Neighborhoods

Why Downtown Fargo Is Important

Join contributor Paul H. Gleye as he provides insight into some of our area’s most interesting architectural feats. This month, Gleye dives into what makes downtown Fargo so special, from a historic preservation and urban planning standpoint.

Photos by Hillary Ehlen

Contributor Paul H. Gleye is a professor of architecture at North Dakota State University, his fields of expertise including historic preservation and urban design. As of late, Downtown Fargo has seen some exciting changes, as Block 9 reaches its peak height and new businesses are reimagining old spaces. Join Gleye as he delves into why Downtown Fargo makes such a great anchor to this community from an urban design perspective. 

Downtown Fargo has emerged once again as the heart of the city after suffering decades of neglect. Downtown Moorhead is generating new excitement as plans emerge to re-imagine a true city center to replace the one lost to urban renewal a half-century ago. Why are downtowns being rediscovered as special, when everything is already available along the suburban shopping boulevards with plenty of free parking?

Downtowns offer an intense experience that rests on four qualities. The first is human scale, as a place to be experienced while walking rather than driving. Most downtown storefronts are 25 feet wide, so as you walk along the street you encounter a new “experience” – a new shop or restaurant – every few steps. And most downtown storefronts are built right up to the sidewalk, rather than set back behind lawns or parking lots, so you can see everything up close as you walk along. 

Second, successful downtowns convey a sense of time. Most buildings in vibrant downtowns are historic. They have been around for a century or more, and they exhibit the materials and craftsmanship of their era – much of which would be impossible to re-create today. Historic buildings often have tall ground floors, again very expensive to build today, that allow for expansive show windows. And above the ground floor, you see carefully-fitted bricks and stonework, decorative cornices at the tops of buildings, and fine examples of the sign-makers art. Some of Fargo’s most beautiful signs are historic, like that of the Fargo Theatre, while others are indeed new, such as the striking neon sign in front of BernBaum’s.   
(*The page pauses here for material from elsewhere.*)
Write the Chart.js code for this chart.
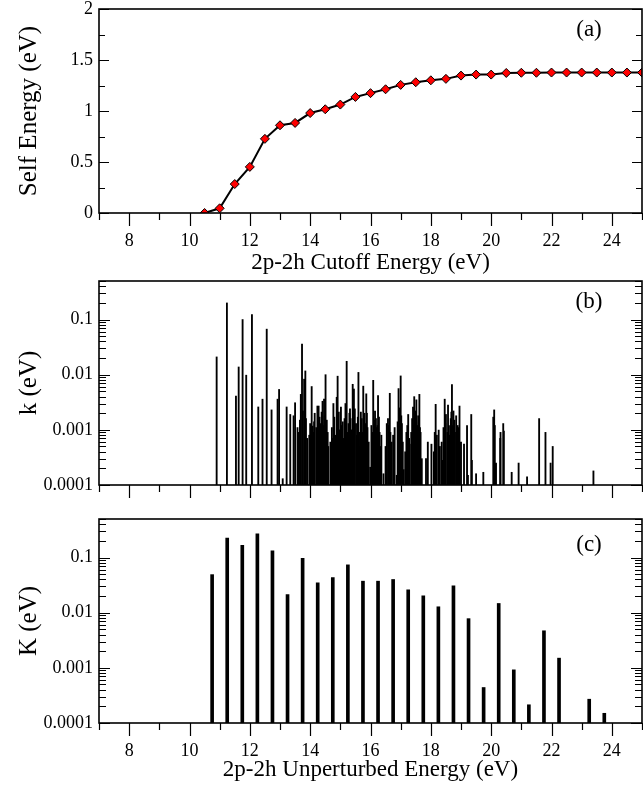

Third, downtown has different shops and restaurants from those found in outlying areas. Downtown shops tend to purvey unique and high-quality wares so that shopping, and window shopping, become experiences in themselves. In fact, the French term for window-shopping is “window licking.” Show windows can be even creative works. The storefront of Unglued is redesigned by the owners every few months with new patterns made from adhesive film. Zandbroz displays its creative selection of goods to attract the eye as people pass by.

Fourth, successful downtowns have many shops, restaurants, and other experiences in walkable proximity. Marketers call it the “agglomeration effect” – when many similar types of businesses congregate together, they tend to all do better than when scattered about the city. And downtown is a good place for locally-owned small shops and restaurants. A boutique that might be overlooked along a wide traffic street fits elegantly among the shops downtown. Today, downtowns are proving to be successful neighborhoods as well. In Fargo, most downtown buildings include apartments or condos above the ground floor, so that the old image of downtowns being vacant after work hours no longer applies.  

Historic surroundings, locally-owned shops and restaurants in a walkable environment and an opportunity for urban living are what make downtown Fargo and other downtowns so successful today.